### Exercise details
Copy exactly, and only, the lines between the line holding "Output the Python" and the line holding "3500, 4000, 4500]", inclusive; skip the pictures.

──────────────────────────────

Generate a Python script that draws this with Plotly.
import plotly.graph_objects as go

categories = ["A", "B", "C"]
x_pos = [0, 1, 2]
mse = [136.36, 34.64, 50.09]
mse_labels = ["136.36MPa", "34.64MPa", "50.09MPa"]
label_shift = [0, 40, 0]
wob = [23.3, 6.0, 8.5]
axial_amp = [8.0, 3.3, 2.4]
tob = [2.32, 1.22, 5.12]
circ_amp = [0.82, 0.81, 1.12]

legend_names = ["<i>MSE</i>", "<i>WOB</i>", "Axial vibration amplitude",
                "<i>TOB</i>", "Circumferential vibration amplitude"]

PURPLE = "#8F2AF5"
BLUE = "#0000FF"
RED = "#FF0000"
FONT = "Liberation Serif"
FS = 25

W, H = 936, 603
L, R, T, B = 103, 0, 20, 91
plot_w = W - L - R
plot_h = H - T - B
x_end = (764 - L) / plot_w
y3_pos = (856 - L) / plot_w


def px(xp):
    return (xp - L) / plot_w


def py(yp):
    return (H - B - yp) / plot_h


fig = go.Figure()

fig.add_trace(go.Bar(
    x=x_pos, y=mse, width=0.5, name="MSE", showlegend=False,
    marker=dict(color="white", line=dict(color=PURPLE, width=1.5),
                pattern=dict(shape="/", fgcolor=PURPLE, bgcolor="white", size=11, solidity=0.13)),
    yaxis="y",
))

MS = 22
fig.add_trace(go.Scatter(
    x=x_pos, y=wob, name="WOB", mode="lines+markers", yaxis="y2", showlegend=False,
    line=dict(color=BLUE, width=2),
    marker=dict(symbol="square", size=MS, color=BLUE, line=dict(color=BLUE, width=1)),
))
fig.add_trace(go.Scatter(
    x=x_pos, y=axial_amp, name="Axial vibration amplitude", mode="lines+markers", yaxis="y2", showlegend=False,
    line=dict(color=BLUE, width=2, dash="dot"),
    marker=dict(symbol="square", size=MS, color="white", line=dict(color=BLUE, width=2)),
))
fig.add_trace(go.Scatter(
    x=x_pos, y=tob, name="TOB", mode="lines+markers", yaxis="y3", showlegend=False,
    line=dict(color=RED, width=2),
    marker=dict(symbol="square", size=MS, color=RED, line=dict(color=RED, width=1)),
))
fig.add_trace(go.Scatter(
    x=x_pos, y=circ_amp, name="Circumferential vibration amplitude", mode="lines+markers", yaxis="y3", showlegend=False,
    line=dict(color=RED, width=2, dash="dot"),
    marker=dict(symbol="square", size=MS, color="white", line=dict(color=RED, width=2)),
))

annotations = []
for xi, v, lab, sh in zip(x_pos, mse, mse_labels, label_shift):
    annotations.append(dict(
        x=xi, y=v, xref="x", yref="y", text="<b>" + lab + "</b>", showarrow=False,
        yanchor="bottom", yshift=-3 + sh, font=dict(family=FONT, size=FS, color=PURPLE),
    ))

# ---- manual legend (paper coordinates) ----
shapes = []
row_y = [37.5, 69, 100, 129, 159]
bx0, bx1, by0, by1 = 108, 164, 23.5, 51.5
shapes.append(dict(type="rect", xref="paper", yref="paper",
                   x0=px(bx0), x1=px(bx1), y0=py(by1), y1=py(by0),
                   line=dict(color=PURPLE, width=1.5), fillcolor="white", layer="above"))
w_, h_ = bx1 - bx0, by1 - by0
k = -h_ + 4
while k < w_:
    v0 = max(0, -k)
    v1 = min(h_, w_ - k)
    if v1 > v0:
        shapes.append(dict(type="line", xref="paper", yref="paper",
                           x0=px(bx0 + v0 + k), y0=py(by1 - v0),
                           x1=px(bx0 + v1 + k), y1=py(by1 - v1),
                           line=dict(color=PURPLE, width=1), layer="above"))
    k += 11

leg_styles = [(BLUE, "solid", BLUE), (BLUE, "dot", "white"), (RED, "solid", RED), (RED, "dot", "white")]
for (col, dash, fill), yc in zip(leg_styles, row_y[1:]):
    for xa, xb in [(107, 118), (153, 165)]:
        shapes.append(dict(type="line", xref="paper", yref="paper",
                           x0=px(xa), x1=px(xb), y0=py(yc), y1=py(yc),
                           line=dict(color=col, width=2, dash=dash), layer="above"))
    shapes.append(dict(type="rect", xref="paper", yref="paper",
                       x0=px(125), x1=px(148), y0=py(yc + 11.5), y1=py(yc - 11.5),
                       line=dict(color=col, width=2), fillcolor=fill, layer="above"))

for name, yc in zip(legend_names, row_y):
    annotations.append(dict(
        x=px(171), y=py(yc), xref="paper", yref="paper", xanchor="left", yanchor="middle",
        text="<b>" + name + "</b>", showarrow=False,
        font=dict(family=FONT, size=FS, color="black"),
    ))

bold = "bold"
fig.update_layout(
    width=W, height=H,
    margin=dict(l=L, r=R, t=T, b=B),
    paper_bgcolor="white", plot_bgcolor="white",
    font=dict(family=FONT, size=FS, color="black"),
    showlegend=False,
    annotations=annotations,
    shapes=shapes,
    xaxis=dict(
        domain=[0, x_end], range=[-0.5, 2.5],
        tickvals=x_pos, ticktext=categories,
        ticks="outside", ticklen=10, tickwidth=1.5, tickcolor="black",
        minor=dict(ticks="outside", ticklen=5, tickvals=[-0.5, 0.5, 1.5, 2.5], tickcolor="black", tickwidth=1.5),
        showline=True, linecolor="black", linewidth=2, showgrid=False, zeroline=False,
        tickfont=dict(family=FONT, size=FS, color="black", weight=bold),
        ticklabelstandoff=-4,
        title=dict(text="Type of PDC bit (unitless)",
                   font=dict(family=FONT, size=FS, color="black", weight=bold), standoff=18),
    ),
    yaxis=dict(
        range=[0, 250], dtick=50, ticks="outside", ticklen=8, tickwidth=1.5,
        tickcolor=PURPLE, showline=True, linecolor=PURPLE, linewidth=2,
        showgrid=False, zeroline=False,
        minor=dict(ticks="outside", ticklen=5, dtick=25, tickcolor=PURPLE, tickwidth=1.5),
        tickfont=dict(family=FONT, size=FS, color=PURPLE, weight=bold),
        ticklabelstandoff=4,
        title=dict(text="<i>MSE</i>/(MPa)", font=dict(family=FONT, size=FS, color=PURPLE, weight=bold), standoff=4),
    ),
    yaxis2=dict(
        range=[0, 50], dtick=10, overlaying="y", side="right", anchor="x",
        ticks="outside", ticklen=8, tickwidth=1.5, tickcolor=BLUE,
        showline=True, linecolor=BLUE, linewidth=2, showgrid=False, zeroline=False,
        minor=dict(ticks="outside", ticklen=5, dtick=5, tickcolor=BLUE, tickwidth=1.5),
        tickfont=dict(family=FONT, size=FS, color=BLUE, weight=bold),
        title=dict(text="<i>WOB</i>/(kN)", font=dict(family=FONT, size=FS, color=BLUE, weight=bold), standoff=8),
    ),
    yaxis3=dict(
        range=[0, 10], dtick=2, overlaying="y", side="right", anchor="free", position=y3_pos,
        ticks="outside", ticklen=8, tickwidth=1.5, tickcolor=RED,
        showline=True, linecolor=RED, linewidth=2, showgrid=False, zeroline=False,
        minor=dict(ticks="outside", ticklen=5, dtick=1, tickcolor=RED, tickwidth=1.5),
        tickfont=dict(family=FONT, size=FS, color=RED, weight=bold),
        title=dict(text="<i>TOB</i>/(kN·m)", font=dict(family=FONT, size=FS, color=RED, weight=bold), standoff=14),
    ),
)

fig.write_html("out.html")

──────────────────────────────

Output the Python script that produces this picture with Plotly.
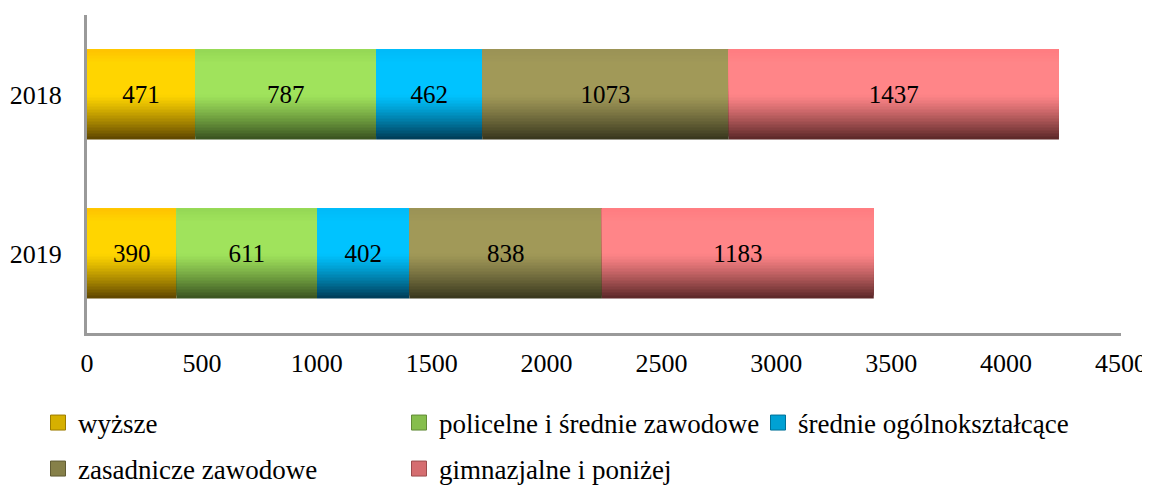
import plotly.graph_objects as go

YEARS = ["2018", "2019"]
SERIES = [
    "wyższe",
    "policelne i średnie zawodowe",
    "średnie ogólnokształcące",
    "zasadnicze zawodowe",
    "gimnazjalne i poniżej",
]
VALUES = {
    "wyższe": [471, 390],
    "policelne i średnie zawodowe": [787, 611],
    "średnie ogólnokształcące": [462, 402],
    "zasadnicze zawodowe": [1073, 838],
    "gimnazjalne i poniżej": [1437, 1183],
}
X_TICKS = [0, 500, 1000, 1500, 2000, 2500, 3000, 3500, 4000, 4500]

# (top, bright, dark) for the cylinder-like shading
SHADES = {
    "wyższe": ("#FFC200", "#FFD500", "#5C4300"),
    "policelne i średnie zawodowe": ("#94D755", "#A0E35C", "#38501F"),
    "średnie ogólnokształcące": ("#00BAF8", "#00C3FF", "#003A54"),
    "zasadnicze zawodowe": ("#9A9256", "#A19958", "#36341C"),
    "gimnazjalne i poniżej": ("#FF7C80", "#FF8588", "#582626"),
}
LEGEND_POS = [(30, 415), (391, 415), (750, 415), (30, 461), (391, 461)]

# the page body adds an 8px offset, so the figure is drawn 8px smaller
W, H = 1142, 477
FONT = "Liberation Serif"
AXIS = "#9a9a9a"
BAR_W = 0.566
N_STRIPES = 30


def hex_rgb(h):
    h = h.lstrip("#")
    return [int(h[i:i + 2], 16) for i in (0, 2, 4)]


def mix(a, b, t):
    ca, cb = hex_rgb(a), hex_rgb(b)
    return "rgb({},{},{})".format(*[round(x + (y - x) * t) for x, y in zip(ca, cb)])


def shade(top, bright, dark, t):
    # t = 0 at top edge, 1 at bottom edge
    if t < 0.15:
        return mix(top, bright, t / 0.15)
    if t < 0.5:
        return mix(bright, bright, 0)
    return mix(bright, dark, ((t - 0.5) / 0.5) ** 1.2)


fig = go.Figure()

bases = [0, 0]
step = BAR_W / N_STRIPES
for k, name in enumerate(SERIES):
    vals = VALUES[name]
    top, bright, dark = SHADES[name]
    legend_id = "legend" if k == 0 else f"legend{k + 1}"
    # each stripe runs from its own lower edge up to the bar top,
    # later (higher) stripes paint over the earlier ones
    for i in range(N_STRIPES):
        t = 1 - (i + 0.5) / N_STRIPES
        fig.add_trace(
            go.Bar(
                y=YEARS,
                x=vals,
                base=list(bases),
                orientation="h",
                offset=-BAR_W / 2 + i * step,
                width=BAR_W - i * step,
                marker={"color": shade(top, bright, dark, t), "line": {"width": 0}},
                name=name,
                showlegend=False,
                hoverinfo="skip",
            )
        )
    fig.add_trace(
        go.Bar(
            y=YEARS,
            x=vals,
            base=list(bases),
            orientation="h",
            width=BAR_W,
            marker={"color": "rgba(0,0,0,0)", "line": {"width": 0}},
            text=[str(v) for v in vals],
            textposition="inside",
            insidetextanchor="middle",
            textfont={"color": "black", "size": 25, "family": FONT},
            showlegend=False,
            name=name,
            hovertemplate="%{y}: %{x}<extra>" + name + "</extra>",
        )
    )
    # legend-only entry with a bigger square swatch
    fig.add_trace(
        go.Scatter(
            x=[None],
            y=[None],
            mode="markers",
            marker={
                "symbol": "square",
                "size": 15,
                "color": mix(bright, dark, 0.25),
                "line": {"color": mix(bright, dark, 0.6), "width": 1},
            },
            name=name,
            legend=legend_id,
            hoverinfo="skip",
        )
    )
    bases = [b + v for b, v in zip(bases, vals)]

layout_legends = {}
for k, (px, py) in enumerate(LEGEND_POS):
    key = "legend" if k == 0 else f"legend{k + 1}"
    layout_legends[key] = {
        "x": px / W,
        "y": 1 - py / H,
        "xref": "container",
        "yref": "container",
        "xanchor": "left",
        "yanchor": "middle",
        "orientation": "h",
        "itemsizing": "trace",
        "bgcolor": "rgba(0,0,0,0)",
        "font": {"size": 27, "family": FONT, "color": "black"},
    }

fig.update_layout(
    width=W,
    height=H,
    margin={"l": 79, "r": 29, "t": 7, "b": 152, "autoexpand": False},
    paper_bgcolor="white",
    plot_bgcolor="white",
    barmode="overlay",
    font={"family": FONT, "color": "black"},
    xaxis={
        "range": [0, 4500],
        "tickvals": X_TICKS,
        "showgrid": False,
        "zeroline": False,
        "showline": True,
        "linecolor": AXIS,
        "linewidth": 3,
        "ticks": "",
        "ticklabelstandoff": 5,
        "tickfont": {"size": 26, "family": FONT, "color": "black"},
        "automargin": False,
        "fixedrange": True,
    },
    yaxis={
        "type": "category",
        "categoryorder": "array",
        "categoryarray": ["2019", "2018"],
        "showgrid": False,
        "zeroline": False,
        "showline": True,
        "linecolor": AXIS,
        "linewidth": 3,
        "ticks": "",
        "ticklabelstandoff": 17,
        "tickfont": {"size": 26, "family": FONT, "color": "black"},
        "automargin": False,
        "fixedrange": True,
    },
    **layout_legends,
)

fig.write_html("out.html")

──────────────────────────────

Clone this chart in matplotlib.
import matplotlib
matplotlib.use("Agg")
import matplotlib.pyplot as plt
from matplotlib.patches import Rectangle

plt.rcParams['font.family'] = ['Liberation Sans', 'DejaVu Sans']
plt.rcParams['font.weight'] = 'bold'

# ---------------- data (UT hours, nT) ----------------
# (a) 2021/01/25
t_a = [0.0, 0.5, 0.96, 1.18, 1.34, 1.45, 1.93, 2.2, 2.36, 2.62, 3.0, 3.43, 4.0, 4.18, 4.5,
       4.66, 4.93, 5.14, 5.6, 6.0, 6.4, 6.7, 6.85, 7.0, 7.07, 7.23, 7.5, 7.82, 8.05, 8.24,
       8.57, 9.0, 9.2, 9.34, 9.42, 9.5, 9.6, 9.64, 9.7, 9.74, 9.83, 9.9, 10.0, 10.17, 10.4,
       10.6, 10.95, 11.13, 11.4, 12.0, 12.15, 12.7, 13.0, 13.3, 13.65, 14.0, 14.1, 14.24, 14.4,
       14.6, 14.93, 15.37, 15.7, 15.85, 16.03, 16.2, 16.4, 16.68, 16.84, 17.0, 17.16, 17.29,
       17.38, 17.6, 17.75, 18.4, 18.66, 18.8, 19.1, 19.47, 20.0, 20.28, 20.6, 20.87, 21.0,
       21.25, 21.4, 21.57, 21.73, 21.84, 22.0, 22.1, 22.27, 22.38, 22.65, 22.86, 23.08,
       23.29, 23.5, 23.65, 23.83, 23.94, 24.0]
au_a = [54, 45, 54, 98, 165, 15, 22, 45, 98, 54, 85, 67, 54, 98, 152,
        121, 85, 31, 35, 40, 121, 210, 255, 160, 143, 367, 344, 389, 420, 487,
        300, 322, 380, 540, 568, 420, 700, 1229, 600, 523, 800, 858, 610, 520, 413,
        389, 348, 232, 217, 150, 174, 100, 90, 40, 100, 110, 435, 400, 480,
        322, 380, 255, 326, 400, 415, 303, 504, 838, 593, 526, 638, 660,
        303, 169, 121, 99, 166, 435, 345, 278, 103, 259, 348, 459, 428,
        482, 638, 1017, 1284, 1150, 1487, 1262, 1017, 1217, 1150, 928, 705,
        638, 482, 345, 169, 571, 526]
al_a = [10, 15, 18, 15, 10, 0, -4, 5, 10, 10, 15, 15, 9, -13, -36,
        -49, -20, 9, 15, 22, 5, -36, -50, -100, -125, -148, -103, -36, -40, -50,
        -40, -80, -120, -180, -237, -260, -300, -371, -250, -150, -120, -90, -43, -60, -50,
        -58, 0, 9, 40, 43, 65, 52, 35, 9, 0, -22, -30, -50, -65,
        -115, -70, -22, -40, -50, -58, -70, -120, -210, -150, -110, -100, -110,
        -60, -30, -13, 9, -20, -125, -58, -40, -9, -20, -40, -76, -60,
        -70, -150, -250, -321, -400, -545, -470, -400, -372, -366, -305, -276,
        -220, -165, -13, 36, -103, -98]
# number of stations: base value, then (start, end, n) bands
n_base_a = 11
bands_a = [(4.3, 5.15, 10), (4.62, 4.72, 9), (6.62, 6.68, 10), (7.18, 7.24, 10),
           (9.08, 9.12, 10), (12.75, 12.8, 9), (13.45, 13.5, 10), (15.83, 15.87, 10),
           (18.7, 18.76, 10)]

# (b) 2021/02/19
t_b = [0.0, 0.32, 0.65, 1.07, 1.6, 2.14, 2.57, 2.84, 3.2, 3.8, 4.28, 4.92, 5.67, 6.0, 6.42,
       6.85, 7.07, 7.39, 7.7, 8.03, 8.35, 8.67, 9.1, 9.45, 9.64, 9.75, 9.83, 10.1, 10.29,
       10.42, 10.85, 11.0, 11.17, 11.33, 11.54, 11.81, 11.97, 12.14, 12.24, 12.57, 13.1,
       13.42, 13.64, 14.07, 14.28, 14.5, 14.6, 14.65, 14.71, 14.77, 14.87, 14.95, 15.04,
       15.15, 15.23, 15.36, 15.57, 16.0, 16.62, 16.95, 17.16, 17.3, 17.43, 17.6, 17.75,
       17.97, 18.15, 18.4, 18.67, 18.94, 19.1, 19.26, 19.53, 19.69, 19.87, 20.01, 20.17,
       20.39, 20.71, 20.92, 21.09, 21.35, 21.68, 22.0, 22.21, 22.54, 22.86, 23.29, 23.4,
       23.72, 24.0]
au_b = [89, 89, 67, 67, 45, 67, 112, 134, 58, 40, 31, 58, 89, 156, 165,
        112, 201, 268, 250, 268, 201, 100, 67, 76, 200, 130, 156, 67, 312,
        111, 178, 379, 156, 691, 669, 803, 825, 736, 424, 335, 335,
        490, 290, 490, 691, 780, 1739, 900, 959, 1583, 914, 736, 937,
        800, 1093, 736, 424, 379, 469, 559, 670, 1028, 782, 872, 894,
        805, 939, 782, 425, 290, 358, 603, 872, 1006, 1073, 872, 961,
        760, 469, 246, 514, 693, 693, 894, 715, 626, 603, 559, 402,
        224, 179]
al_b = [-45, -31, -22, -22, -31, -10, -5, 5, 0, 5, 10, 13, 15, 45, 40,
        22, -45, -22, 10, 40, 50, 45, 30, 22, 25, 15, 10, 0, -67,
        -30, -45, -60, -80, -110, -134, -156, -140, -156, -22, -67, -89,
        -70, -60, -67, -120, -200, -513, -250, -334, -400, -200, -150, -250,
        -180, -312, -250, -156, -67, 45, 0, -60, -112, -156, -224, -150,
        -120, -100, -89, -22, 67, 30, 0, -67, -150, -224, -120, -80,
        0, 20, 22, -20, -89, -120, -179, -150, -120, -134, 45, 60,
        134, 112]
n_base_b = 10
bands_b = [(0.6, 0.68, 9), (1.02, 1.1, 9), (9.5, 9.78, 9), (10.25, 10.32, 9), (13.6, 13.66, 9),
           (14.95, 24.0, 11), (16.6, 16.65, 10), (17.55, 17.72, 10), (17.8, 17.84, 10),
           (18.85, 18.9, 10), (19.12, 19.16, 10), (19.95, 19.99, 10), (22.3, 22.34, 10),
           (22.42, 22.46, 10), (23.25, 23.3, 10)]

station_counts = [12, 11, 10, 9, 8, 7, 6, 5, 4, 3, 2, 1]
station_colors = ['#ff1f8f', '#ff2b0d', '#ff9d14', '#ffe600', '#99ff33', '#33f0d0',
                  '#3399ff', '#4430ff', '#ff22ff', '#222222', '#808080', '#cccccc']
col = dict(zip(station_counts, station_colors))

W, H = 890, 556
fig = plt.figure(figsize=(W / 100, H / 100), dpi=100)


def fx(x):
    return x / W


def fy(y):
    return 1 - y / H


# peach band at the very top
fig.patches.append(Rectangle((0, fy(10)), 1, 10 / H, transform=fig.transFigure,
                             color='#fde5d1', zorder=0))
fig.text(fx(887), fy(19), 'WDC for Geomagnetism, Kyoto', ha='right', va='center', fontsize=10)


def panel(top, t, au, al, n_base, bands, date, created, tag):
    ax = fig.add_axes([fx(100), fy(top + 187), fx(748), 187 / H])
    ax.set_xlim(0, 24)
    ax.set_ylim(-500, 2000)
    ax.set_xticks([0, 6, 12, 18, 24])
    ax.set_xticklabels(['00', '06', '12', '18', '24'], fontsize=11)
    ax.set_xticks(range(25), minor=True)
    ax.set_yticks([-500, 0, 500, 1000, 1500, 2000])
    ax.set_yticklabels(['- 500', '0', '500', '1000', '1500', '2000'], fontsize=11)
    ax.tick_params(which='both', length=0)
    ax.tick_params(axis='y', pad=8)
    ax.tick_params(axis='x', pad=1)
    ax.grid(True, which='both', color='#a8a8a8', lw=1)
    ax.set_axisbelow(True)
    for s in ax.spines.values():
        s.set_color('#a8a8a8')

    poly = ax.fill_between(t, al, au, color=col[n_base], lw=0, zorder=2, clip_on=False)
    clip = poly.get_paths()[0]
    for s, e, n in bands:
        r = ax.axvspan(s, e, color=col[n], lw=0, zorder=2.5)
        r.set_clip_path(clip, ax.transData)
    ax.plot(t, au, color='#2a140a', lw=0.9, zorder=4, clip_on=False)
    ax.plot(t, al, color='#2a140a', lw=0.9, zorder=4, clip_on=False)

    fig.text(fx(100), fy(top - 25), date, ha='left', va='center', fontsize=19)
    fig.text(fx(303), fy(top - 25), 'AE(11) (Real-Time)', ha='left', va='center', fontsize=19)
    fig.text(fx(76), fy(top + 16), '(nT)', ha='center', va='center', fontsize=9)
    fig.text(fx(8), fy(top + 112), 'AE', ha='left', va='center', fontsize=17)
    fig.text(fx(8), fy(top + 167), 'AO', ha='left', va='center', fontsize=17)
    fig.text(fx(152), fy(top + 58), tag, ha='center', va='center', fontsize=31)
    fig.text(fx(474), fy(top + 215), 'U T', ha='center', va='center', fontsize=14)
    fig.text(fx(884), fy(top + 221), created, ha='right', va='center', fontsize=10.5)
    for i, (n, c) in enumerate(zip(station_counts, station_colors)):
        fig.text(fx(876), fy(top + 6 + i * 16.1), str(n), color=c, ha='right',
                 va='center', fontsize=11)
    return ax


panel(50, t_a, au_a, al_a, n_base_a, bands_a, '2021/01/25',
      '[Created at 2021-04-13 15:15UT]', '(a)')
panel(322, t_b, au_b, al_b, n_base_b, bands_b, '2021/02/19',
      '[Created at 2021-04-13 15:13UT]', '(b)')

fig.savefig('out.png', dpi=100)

──────────────────────────────

### Solution to the problem
Output the Python script that produces this picture with Plotly.
import plotly.graph_objects as go

YEARS = ["2018", "2019"]
SERIES = [
    "wyższe",
    "policelne i średnie zawodowe",
    "średnie ogólnokształcące",
    "zasadnicze zawodowe",
    "gimnazjalne i poniżej",
]
VALUES = {
    "wyższe": [471, 390],
    "policelne i średnie zawodowe": [787, 611],
    "średnie ogólnokształcące": [462, 402],
    "zasadnicze zawodowe": [1073, 838],
    "gimnazjalne i poniżej": [1437, 1183],
}
X_TICKS = [0, 500, 1000, 1500, 2000, 2500, 3000, 3500, 4000, 4500]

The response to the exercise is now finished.